Microsoft will soon open its first two data centers in Africa

Microsoft today announced that it will soon open two data center regions for its cloud-based services in Johannesburg and Cape Town South Africa. This marks Microsoft’s first data center expansion into Africa, and the plan is to get these new regions online in 2018.

Like most of its other data centers around the world, these new regions will offer both Azure’s suite of cloud computing tools for developers as well as productivity tools like Office 365 and Dynamics 365. With no data centers in the region, developers and other Microsoft customers currently have to connect to data centers in Europe and accept the increased latency that entails.

“Few places in the world are as dynamic and diverse as Africa today,” Microsoft’s executive vice president for its Cloud and Enterprise group Scott Guthrie writes in today’s announcement. “In this landscape, we see enormous opportunity for the cloud to accelerate innovation, support people across the continent who are working to transform their businesses, explore new entrepreneurship opportunities and help solve some of the world’s hardest problems.”

The addition of these two new regions brings Microsoft’s total number of regions to 40, significantly more than its biggest competitors.
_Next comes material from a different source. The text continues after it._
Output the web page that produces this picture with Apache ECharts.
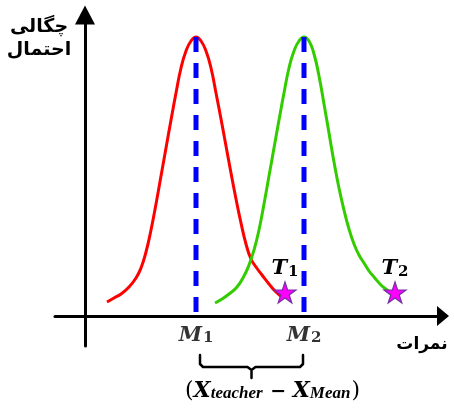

As far as competing cloud platforms go, Google currently offers its developers access to eight regions (but has a plan to aggressively increase this number over the course of this year) and Amazon’s AWS currently operates 16 regions and 42 availability zones.

It’s worth noting that neither Google nor Amazon currently operate regions in Africa, though the number of data centers in the region that are being operated by other companies continues to increase rapidly.